Exercise:
Leave out the pictures, and return only the lines running from the one that contains "Reproduce this chart" to the one that contains "Legend, XAxis, YAxis", both included, exactly as they appear.

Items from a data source
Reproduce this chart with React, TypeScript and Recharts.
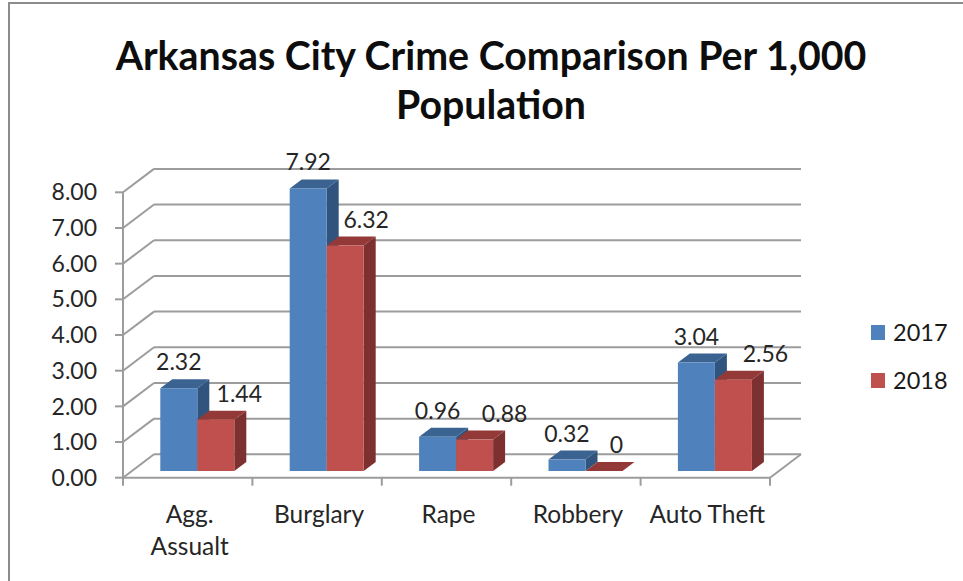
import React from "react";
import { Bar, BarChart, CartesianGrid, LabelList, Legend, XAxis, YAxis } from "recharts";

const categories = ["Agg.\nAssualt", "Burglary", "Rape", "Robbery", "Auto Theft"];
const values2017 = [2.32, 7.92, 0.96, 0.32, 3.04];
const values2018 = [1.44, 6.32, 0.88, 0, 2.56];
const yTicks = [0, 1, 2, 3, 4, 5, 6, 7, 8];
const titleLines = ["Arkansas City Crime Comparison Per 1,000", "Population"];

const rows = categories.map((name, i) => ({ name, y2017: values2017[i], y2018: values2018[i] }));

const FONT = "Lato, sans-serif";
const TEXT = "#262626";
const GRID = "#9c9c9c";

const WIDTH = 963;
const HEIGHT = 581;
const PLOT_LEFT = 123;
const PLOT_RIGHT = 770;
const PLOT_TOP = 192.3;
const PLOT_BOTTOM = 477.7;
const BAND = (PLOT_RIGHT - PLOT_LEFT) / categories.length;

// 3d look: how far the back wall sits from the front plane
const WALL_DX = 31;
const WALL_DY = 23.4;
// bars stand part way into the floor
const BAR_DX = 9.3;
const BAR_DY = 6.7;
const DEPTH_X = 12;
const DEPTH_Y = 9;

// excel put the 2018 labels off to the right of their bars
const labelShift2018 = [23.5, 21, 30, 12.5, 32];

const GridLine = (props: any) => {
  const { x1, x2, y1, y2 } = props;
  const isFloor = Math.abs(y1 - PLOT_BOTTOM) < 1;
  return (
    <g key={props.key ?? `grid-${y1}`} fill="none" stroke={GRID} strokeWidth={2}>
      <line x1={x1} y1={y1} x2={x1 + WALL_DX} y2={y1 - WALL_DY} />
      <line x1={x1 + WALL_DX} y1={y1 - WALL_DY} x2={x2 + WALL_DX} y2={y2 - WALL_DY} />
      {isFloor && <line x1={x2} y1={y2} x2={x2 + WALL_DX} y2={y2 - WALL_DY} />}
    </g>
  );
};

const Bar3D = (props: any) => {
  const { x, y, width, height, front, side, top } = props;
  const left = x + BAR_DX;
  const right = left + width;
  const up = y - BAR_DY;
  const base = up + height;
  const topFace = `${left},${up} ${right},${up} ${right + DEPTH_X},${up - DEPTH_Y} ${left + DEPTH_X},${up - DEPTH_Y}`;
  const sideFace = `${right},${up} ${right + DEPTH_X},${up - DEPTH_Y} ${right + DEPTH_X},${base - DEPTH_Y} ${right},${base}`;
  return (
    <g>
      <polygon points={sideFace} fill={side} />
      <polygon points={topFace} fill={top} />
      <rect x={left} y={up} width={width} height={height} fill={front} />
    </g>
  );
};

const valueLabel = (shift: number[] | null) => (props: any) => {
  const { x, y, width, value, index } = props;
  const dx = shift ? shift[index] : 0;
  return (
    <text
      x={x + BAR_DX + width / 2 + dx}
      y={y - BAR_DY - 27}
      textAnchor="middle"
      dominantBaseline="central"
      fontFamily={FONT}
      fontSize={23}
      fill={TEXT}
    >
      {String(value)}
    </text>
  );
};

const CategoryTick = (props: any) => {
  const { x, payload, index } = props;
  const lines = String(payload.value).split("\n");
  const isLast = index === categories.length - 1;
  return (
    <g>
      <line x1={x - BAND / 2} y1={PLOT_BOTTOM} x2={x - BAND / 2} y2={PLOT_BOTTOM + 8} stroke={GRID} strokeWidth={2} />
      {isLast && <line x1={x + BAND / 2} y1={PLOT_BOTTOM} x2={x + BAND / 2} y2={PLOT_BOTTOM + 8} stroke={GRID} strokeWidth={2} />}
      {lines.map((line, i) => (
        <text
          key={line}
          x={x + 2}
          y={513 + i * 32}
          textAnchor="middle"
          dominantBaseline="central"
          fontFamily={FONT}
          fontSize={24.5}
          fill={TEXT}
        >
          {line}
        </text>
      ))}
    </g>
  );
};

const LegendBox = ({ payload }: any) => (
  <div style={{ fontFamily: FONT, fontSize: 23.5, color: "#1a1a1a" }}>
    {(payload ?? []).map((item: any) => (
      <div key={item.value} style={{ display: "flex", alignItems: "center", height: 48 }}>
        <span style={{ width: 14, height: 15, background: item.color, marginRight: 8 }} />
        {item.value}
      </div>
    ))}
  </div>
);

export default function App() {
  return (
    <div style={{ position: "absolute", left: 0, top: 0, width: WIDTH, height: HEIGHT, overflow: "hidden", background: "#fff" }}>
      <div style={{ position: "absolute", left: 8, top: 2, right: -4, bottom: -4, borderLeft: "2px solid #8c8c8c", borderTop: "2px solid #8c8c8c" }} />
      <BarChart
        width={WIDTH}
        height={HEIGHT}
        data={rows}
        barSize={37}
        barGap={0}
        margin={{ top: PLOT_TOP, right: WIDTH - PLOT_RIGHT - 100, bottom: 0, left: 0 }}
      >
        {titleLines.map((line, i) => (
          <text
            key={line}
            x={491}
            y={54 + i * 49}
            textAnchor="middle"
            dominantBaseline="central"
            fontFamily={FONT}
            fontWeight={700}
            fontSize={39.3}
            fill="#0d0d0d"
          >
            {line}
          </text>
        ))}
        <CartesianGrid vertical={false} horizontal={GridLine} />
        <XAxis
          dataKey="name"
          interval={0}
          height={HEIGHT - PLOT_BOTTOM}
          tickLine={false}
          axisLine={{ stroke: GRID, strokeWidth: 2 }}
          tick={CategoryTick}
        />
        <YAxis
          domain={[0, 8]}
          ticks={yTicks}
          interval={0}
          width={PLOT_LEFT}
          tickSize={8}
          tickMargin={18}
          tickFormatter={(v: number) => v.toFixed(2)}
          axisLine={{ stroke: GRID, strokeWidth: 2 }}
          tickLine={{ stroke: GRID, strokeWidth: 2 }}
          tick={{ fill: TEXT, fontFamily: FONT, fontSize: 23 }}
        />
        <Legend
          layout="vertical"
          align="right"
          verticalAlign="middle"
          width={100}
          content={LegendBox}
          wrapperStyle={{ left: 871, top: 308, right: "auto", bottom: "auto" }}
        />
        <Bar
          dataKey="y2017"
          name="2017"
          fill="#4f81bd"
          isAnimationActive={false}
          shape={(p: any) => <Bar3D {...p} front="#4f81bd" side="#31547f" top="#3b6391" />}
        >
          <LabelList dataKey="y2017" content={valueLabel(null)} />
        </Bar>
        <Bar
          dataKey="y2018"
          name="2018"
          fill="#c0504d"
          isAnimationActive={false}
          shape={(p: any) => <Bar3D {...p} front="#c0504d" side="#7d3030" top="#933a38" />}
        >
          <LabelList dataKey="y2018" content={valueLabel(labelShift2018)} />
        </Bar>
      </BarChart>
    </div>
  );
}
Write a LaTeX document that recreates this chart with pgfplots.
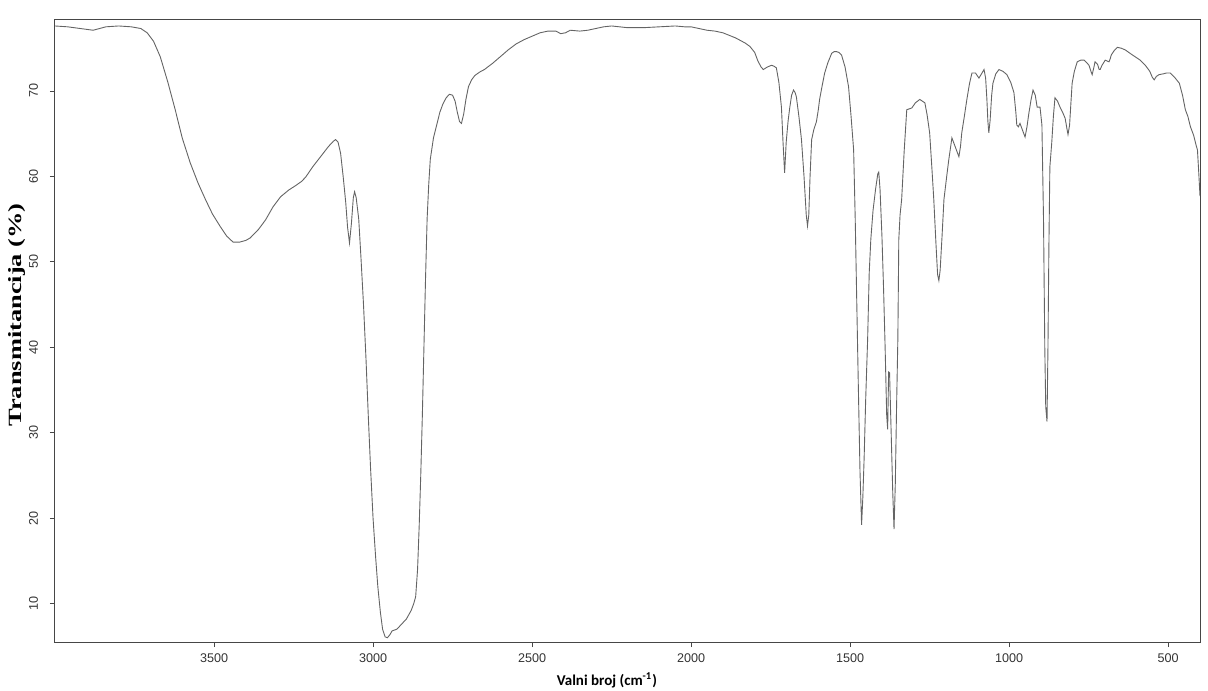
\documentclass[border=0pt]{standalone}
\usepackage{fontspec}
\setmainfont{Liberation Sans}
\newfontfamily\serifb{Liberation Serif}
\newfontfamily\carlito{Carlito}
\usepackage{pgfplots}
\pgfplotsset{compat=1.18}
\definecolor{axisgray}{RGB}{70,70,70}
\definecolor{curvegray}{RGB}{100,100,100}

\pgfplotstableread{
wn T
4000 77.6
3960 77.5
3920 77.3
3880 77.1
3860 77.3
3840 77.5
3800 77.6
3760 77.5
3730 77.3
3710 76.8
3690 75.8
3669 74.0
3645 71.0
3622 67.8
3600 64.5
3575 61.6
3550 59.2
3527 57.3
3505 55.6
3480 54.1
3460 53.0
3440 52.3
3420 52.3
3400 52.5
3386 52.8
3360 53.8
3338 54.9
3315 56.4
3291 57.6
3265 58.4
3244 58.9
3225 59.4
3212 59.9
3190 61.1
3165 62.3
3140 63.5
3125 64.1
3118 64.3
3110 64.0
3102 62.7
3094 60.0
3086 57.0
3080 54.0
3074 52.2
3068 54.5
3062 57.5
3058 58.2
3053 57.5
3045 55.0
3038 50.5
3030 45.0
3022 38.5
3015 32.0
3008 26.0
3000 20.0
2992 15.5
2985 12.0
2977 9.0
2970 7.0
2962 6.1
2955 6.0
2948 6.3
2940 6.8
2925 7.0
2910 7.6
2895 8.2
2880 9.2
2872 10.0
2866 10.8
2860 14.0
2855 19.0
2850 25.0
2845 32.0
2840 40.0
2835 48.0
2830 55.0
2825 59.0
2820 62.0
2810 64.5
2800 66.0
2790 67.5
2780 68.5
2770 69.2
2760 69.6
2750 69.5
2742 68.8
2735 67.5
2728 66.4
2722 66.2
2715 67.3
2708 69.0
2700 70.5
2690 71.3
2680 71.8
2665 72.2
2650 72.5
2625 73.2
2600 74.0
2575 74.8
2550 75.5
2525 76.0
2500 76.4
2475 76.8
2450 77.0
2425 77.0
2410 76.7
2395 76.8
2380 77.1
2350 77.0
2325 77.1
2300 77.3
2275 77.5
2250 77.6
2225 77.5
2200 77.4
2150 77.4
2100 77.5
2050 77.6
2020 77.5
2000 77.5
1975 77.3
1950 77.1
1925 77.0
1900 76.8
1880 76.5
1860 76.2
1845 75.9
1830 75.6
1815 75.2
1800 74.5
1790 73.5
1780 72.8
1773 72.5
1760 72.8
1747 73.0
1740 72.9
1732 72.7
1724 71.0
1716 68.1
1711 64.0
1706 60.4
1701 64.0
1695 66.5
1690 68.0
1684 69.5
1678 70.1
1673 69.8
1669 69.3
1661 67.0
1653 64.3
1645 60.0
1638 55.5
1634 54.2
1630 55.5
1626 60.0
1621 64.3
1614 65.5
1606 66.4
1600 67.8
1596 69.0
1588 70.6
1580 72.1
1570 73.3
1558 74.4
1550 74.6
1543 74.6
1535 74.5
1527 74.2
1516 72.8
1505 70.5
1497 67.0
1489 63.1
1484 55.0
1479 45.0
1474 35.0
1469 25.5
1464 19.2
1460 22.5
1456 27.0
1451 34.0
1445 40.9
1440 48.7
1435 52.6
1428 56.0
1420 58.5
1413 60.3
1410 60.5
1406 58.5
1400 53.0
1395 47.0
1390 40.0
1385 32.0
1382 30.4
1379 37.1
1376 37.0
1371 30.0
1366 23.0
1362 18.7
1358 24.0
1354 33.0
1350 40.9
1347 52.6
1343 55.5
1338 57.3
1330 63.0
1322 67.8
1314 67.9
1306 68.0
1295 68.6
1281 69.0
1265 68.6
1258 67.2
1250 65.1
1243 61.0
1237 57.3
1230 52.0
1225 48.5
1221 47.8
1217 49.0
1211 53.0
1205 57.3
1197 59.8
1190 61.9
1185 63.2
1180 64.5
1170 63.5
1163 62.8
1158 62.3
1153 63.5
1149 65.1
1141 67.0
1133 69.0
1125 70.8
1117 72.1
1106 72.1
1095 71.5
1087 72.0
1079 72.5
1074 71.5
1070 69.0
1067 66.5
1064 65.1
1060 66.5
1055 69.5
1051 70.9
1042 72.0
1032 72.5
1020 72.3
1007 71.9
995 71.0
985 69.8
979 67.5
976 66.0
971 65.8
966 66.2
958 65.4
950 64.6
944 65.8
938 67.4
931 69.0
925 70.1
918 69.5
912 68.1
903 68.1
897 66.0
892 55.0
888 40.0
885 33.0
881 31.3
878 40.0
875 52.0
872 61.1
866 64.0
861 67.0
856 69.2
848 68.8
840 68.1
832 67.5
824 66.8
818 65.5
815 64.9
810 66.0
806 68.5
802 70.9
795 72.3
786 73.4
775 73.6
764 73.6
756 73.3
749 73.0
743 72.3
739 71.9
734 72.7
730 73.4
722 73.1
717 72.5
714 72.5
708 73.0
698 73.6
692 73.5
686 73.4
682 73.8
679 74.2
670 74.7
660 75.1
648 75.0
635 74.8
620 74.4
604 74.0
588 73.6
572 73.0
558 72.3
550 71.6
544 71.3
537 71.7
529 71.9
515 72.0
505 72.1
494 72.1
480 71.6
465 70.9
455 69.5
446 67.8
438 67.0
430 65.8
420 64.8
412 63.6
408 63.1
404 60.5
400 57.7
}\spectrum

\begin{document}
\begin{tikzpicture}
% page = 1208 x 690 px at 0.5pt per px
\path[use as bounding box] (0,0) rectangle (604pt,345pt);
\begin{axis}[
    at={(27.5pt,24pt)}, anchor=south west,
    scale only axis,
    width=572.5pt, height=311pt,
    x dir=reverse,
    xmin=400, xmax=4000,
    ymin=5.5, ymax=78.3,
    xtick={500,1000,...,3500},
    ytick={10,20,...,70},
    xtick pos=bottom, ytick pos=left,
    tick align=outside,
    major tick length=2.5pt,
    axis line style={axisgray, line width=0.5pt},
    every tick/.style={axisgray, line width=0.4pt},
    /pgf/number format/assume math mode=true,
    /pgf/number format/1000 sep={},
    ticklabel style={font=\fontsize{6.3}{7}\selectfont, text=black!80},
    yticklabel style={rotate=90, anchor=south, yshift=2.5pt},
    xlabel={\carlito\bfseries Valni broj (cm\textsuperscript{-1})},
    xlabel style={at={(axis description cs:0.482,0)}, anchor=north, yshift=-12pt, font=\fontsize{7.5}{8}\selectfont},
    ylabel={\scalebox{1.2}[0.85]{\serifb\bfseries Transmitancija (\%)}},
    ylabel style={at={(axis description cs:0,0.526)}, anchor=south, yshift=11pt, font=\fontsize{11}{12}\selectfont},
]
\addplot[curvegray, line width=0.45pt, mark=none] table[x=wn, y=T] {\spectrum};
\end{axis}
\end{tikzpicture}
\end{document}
--
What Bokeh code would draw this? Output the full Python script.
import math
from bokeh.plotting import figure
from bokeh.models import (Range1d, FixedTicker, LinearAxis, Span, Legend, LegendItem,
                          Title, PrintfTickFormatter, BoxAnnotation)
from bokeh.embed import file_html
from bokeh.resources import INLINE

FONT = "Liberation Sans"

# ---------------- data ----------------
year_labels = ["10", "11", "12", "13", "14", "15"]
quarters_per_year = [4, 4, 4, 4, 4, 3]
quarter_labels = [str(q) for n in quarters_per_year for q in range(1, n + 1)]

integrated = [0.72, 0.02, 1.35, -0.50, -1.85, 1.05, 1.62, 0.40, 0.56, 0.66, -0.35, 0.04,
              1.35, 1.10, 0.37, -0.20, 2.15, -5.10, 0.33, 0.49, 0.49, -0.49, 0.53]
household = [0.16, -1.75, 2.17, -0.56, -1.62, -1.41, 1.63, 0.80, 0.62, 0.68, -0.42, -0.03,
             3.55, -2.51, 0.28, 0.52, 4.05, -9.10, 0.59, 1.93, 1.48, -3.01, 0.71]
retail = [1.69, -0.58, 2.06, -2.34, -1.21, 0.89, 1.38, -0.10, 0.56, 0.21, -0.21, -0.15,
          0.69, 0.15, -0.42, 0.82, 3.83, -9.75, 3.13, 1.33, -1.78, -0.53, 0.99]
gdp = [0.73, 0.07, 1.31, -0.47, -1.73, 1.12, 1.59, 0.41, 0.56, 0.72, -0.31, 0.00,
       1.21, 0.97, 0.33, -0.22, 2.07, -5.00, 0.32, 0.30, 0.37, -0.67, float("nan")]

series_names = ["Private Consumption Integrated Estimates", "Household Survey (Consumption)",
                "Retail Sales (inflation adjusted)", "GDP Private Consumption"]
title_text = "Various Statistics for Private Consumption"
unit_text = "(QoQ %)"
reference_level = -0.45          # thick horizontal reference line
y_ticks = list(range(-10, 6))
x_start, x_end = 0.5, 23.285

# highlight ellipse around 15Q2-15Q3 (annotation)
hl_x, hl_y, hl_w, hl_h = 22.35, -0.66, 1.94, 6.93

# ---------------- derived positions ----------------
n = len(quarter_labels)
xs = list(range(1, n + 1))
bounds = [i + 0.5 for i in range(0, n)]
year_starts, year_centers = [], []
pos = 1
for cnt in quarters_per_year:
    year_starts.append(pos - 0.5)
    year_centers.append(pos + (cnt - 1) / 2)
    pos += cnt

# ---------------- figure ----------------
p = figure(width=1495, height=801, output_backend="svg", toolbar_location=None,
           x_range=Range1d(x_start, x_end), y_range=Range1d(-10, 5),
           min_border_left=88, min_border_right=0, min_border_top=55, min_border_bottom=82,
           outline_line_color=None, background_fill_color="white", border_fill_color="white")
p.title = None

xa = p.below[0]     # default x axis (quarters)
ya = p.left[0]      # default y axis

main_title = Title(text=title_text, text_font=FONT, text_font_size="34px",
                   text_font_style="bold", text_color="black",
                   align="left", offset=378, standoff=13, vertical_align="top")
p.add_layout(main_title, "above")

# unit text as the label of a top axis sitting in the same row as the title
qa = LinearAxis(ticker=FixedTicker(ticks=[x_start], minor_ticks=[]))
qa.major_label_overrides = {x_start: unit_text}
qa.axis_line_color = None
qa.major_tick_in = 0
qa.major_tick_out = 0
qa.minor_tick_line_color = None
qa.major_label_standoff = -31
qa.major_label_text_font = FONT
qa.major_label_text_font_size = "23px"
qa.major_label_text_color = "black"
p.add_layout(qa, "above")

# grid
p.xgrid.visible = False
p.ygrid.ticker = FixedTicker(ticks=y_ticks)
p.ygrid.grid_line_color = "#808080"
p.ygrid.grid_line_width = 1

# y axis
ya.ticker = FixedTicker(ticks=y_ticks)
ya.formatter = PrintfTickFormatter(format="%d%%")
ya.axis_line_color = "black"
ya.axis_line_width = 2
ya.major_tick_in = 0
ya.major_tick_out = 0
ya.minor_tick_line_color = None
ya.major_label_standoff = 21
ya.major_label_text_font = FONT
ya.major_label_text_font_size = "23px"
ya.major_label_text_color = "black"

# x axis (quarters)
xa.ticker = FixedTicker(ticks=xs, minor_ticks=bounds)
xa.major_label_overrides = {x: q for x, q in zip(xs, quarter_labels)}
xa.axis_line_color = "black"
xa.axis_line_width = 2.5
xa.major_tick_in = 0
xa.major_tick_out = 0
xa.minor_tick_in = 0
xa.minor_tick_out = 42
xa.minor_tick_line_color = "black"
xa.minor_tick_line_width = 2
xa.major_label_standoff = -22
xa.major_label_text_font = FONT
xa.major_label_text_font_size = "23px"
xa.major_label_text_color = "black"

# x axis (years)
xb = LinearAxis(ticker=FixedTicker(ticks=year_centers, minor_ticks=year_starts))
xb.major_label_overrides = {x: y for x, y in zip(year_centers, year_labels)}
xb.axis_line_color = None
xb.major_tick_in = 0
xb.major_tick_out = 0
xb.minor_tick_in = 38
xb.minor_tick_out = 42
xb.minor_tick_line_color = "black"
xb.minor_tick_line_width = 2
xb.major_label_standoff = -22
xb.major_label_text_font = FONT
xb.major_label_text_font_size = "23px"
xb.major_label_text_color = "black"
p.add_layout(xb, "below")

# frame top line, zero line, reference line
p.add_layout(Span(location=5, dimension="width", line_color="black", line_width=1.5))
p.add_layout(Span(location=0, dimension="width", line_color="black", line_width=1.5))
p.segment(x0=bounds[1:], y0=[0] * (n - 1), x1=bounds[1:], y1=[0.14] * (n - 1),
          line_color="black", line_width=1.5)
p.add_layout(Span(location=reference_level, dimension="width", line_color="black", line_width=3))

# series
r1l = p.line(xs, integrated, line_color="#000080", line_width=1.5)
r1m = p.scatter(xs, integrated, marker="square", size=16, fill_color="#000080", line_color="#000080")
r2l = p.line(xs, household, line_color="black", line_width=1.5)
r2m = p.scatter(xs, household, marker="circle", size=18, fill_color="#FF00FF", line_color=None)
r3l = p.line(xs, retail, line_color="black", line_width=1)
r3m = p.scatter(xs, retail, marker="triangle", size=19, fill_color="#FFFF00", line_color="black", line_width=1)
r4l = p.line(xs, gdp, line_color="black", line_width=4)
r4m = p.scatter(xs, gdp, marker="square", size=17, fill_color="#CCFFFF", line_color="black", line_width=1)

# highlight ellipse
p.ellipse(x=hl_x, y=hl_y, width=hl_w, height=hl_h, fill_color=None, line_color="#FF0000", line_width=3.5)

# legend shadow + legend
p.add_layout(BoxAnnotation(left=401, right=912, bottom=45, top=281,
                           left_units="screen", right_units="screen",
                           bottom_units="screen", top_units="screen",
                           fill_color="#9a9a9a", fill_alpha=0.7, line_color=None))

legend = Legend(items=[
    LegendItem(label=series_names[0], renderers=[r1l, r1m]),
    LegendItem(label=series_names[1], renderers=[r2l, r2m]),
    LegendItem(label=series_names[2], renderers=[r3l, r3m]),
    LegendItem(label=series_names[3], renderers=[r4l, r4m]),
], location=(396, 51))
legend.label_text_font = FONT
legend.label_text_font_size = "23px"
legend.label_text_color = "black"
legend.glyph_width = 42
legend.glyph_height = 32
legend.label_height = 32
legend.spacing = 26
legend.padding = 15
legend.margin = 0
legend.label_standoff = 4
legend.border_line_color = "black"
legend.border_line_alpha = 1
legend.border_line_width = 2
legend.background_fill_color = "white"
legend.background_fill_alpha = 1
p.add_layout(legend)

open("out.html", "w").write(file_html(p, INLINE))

Written answer:
Reproduce this chart with React, TypeScript and Recharts.
import React from "react";
import { Bar, BarChart, CartesianGrid, LabelList, Legend, XAxis, YAxis } from "recharts";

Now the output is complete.